→ Records shown

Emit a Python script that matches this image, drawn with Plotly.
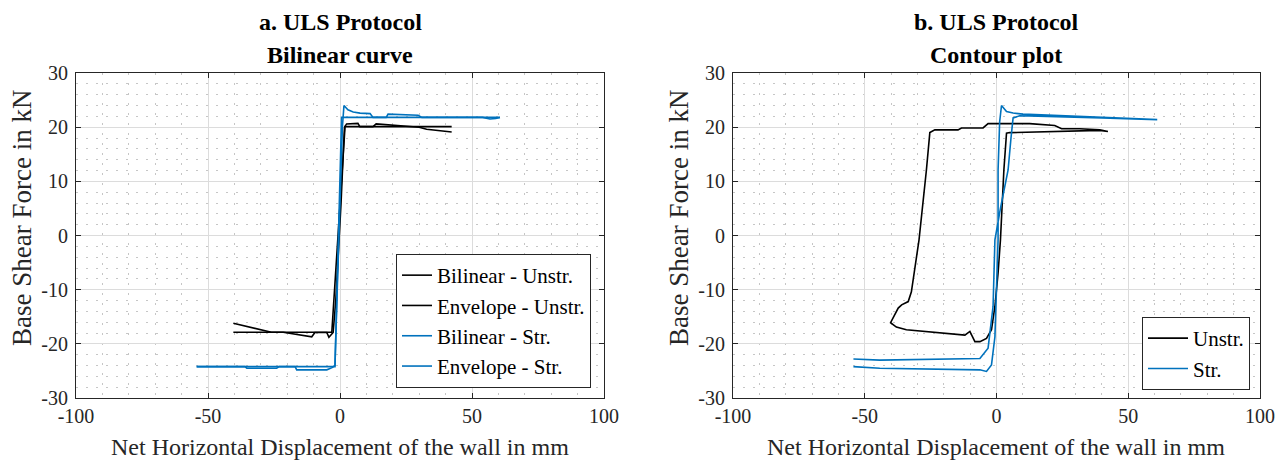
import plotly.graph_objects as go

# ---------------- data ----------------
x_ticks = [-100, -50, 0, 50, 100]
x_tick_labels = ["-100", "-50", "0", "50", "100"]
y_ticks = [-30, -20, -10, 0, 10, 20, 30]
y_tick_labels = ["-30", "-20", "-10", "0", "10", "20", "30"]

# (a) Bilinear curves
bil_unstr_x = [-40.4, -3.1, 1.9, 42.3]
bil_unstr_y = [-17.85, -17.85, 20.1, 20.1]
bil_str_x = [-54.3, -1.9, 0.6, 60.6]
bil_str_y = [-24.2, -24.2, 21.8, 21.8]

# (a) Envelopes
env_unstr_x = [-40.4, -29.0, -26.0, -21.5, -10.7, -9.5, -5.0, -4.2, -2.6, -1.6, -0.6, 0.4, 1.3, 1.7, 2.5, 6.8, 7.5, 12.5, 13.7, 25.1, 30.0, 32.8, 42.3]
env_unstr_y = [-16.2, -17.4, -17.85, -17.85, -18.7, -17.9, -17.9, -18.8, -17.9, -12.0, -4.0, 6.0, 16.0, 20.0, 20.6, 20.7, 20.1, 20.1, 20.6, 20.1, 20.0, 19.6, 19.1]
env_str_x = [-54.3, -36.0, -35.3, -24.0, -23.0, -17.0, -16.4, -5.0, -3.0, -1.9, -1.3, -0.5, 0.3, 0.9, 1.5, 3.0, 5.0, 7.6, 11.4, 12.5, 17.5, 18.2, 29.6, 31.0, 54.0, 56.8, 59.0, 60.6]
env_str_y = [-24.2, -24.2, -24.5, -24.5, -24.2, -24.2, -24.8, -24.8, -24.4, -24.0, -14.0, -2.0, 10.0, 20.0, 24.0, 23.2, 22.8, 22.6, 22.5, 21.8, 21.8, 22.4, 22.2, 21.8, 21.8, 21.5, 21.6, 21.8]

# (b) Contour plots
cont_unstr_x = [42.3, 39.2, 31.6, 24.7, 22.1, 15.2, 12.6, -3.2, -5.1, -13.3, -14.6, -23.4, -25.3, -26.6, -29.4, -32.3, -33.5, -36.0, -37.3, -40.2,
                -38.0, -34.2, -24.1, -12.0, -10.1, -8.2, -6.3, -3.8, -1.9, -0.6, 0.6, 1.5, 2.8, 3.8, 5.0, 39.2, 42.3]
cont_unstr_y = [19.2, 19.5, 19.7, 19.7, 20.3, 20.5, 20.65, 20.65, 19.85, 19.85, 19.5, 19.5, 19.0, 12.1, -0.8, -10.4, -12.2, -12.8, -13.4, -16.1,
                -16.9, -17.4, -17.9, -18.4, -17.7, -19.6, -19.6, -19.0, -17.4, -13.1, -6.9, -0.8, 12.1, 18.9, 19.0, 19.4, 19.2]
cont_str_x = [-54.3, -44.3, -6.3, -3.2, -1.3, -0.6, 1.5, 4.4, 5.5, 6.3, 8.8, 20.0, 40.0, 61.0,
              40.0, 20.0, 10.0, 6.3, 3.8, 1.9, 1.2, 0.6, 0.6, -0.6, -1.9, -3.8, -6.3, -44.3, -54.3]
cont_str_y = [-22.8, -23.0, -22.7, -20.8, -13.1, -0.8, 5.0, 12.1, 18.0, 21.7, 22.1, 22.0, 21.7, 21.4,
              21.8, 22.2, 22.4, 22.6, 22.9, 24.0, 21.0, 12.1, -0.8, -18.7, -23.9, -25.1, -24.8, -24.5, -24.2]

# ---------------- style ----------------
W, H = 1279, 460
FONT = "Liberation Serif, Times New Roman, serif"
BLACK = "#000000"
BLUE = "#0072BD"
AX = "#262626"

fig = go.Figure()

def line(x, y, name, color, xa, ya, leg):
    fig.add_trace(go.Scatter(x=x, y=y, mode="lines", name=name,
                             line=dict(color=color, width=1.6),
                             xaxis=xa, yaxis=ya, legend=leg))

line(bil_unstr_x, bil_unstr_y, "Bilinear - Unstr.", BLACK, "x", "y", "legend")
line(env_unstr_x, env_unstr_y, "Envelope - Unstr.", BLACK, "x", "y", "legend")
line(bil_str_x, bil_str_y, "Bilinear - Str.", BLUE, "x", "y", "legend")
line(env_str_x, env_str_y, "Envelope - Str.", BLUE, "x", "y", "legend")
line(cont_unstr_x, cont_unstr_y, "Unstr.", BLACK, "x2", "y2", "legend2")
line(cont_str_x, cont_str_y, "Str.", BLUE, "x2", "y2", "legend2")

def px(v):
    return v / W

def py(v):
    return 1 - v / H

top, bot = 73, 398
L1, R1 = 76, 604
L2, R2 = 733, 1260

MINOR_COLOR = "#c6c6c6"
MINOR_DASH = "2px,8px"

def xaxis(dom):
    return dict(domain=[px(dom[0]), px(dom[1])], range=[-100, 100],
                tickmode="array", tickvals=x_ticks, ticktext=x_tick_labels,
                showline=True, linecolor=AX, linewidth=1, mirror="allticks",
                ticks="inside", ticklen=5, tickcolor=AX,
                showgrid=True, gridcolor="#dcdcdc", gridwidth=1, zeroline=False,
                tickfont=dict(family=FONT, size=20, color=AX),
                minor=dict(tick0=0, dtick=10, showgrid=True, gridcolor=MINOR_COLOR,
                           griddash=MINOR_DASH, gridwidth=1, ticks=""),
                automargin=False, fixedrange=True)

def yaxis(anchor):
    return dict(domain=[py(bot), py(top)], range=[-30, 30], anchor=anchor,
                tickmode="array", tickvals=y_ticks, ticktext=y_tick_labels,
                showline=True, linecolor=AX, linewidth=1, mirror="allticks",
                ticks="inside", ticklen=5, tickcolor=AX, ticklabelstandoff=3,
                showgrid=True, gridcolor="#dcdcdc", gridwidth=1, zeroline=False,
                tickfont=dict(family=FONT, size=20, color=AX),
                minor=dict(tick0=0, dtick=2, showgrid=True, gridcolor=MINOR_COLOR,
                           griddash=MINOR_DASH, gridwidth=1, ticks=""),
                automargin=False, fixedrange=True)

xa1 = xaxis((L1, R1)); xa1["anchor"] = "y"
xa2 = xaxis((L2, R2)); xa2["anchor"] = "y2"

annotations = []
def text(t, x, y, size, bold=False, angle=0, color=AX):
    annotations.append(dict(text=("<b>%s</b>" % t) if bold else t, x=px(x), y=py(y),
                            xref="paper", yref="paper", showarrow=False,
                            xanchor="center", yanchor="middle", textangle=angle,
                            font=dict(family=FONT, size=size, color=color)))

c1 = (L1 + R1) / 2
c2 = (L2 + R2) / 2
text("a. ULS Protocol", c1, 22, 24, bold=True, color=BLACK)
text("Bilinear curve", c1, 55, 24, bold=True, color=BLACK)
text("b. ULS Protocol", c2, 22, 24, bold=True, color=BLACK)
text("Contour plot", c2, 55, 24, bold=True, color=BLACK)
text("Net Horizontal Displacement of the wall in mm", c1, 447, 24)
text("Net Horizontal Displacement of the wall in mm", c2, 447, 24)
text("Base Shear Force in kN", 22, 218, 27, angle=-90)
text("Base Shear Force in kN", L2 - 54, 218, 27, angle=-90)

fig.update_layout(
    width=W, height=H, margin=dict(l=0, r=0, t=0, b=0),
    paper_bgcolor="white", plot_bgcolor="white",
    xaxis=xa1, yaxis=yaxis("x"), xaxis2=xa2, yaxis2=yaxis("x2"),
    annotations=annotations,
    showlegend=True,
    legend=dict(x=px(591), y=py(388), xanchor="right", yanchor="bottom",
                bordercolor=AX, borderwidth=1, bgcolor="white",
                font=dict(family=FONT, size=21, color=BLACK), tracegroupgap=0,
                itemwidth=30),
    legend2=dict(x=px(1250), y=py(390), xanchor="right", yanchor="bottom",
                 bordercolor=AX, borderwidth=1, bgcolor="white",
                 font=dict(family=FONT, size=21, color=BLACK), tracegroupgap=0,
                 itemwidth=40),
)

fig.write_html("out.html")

---

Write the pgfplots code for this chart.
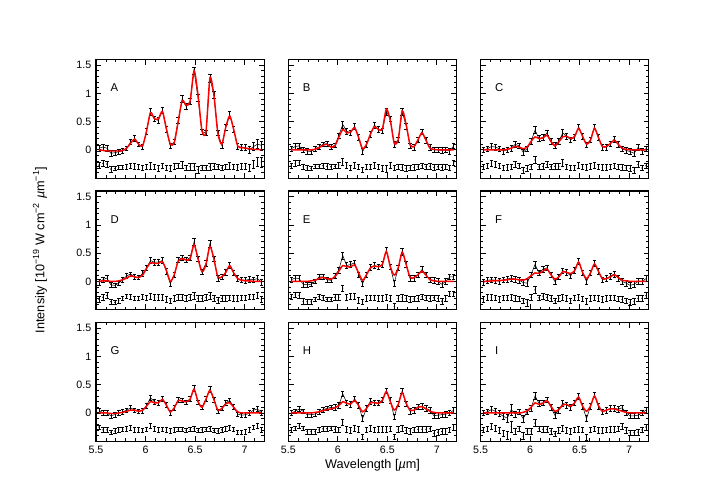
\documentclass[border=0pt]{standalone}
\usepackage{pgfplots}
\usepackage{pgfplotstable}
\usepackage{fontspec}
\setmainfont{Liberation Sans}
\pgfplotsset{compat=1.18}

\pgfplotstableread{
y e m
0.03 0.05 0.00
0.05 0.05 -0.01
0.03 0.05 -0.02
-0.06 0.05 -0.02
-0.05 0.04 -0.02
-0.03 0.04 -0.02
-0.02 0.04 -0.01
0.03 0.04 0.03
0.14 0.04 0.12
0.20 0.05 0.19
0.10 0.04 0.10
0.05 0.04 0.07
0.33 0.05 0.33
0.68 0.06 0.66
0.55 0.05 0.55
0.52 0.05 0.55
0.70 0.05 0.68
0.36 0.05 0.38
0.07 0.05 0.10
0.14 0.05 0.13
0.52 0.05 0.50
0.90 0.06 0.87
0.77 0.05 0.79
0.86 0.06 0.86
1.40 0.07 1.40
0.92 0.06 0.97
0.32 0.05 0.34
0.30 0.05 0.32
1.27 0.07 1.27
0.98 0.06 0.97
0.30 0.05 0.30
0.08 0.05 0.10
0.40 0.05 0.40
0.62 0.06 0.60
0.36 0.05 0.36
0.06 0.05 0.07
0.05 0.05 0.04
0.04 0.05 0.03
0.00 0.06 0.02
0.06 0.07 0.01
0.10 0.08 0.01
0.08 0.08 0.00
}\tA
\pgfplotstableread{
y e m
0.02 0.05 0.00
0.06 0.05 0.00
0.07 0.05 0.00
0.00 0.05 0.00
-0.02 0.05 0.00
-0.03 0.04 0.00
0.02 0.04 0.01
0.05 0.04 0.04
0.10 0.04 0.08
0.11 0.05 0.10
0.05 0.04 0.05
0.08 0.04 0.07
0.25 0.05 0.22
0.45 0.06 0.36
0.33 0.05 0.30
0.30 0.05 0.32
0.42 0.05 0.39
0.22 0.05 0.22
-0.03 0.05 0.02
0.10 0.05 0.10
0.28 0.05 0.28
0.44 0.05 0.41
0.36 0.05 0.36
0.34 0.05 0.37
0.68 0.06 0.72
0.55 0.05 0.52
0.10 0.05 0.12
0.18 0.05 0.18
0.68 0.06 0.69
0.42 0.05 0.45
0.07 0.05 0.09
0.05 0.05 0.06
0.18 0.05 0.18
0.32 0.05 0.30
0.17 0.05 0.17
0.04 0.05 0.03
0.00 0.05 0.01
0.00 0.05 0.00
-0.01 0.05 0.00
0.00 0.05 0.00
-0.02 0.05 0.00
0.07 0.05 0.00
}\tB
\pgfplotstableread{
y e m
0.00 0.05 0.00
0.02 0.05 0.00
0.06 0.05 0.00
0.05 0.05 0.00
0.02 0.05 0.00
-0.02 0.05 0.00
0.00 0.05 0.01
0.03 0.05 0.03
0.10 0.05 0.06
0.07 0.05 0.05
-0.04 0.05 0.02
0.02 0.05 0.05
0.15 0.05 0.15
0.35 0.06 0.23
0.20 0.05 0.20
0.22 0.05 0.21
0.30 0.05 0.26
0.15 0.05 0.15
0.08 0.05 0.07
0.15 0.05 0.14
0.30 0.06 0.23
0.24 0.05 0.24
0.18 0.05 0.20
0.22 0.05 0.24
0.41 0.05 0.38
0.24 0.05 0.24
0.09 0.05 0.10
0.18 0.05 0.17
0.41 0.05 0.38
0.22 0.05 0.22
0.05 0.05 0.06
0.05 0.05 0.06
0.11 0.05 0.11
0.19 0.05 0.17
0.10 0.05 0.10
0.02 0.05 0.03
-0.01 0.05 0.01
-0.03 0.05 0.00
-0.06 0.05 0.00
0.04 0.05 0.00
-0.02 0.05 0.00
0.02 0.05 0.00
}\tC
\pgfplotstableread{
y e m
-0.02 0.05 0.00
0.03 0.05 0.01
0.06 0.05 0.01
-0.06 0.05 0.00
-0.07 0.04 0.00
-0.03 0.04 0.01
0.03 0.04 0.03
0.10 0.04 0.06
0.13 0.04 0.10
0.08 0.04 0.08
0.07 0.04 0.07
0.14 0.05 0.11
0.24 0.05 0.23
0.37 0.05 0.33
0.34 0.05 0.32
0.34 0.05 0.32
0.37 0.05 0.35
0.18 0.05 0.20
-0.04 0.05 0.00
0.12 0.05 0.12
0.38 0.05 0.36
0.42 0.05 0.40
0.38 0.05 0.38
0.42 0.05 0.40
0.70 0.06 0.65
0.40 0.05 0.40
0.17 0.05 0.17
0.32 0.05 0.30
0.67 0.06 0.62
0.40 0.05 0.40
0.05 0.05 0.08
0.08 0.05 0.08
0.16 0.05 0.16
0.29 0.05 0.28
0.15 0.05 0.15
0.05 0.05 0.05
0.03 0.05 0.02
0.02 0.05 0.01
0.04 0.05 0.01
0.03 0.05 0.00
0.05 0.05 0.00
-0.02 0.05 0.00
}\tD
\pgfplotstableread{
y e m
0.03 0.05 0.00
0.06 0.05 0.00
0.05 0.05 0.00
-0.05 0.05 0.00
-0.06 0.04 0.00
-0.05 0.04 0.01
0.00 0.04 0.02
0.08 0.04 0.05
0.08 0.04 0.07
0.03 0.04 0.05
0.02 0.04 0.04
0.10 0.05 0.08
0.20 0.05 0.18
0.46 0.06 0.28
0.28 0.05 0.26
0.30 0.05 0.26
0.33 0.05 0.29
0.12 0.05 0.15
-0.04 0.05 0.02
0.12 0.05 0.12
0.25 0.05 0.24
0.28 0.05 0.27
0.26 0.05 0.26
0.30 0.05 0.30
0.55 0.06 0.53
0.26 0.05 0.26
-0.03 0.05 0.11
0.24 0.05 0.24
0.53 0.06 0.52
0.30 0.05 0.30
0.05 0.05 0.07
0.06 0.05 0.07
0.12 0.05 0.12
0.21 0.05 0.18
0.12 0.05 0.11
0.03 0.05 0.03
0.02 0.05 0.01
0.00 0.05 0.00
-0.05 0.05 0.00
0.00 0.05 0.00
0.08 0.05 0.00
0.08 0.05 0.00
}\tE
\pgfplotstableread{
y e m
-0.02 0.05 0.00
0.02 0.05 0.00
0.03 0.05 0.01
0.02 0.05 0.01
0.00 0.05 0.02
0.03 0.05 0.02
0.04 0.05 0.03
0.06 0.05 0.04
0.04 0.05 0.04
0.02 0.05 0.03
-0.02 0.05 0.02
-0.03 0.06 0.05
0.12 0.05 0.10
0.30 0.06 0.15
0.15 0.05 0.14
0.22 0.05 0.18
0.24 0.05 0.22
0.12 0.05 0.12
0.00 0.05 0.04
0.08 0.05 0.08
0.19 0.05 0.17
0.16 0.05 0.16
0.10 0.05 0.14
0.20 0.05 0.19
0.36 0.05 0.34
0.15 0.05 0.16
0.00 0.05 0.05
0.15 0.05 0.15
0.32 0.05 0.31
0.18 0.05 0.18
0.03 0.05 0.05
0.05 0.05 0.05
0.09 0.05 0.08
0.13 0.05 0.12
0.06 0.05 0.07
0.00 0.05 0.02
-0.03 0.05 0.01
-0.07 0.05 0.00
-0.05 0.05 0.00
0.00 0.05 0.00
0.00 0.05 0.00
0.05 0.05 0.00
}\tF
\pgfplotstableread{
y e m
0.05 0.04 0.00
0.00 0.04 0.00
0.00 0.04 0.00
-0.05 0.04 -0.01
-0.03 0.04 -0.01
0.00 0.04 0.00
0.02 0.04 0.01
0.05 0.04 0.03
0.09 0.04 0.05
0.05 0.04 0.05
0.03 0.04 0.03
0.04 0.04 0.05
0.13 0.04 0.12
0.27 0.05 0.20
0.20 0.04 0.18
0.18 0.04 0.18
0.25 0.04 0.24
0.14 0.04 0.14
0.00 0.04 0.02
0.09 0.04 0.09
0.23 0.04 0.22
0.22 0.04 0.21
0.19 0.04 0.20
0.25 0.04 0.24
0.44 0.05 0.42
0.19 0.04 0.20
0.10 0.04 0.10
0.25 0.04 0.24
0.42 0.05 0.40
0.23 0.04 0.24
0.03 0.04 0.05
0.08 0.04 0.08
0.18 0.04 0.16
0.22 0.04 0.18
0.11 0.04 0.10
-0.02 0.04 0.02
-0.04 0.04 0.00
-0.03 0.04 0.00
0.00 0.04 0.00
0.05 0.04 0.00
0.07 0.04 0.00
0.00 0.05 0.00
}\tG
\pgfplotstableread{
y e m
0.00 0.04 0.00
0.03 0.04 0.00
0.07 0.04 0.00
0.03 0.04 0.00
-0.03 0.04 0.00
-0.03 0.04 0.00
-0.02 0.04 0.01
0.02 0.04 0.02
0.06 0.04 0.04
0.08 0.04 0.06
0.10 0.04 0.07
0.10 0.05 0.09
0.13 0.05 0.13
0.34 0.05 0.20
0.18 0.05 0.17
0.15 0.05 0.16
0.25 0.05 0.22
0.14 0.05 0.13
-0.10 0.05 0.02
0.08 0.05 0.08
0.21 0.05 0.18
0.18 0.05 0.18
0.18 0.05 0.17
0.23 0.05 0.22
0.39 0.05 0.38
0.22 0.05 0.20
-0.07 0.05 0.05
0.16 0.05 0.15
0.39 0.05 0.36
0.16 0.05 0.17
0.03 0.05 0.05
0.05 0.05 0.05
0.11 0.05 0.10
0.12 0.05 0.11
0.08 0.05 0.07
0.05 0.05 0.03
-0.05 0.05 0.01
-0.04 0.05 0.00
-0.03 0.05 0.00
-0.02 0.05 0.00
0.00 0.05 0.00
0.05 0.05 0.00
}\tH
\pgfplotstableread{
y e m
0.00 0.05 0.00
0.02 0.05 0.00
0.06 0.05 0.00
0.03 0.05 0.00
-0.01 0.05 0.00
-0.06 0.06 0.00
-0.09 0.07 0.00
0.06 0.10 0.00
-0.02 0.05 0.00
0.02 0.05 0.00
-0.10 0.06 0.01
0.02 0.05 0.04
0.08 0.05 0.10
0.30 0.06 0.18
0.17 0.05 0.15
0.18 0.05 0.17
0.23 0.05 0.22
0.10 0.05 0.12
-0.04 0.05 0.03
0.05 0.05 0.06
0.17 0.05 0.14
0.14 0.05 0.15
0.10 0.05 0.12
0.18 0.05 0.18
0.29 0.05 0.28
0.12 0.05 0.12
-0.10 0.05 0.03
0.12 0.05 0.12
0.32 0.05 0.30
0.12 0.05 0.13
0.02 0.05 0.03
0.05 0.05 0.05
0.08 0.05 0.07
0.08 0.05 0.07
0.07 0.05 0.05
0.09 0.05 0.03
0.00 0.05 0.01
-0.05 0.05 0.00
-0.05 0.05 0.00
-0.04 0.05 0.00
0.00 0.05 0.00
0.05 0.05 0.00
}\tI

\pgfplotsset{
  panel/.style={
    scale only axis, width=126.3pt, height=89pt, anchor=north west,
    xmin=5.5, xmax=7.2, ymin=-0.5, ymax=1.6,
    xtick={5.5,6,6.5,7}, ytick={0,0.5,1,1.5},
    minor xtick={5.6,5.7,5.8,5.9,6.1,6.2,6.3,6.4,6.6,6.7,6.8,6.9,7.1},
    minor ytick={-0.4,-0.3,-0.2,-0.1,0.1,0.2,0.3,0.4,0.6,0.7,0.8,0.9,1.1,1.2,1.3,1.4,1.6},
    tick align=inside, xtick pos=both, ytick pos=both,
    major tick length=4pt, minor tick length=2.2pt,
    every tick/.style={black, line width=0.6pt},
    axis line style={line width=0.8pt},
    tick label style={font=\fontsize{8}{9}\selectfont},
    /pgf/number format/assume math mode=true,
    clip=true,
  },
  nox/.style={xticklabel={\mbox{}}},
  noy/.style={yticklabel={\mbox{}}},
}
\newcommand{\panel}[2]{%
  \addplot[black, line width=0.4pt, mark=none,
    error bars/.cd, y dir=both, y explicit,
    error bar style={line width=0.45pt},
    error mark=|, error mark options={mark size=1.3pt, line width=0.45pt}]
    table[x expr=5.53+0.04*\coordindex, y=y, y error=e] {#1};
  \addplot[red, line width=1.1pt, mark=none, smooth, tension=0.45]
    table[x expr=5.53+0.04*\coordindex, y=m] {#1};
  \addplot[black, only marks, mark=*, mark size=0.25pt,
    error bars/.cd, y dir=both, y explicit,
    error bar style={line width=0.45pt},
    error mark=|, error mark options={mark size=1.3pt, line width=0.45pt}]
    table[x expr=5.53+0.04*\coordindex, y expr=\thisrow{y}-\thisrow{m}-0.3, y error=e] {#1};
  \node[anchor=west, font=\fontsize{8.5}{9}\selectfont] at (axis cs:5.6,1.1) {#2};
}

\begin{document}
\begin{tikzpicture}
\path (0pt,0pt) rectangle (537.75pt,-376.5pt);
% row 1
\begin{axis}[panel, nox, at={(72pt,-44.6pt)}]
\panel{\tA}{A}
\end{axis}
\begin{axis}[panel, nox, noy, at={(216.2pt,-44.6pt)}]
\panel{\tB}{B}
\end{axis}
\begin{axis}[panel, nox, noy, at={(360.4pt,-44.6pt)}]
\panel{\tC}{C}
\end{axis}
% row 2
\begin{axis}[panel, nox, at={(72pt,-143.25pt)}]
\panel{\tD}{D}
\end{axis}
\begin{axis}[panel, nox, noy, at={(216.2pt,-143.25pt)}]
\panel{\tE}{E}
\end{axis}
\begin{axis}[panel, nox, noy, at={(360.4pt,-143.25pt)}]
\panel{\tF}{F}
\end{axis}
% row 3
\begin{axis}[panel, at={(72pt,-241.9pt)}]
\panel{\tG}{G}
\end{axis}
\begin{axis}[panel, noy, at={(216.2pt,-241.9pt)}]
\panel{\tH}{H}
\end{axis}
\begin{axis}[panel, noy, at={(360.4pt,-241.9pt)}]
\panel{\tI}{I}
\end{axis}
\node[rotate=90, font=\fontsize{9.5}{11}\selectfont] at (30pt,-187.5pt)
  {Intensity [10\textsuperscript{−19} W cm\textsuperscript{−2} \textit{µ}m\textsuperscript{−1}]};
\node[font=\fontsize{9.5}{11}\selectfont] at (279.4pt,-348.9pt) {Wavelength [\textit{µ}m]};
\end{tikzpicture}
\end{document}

→ Written instruction
Repeat only the lines from the one with "Emit a Python" down to the one with "import plotly.graph_objects as go", word for word and both included, and leave the pictures out.

→ Full answer
Emit a Python script that matches this image, drawn with Plotly.
import plotly.graph_objects as go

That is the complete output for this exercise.